II. As regards its love. The love of the child is without partiality. Let there be only a human eye, a human face, and the child will smile to greet it; the child of the prince will clasp the hand of the beggar. And may we not say that we Christians love all men without distinction, with a childlike love? To us, also, every human face is holy, but we are better off in this respect than the child; for the child loves not always wisely. His love is blind, even as his faith is ignorant. But we in whose heart the Spirit of the Lord has implanted this love for men can read on every human brow this inscription, this solemn writing, which makes every human countenance sacred: God "hath made of one blood all nations of the earth,... that they should seek the Lord, if haply they might feel after Him, and find Him, though He be not far from every one of us."

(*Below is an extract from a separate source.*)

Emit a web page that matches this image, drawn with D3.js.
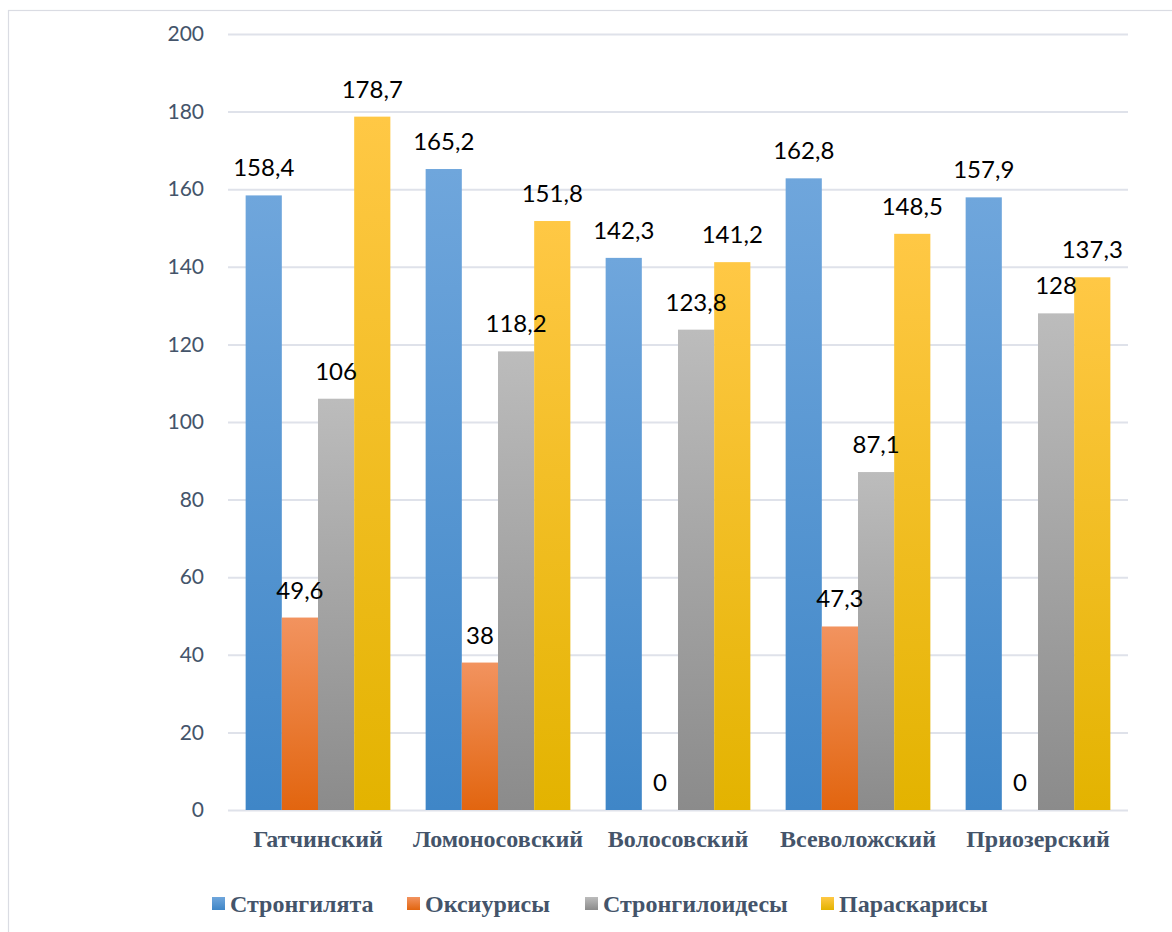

III. As regards its hope. The child's hope knows no boundary. He sees no thorns in the present, and so he can enter deep into the flowery life which he sees around him, and looking out into the future, he sees the flowers of the present blooming still. The grace of Christ offers to all Christians what is most lovely in the life of the child its faith, its love, and its hope. And it offers these things transformed and glorified. The hope of the Christian is not the careless hope of the child; he knows why he hopes. Christians are children of hope, because they believe in Christ, who, as the Apostle says, is in them, "the hope of glory." Through the mercy of God, they are born again unto a lively hope.
F. A. Tholuck, Predigten,vol. iii., p. 284.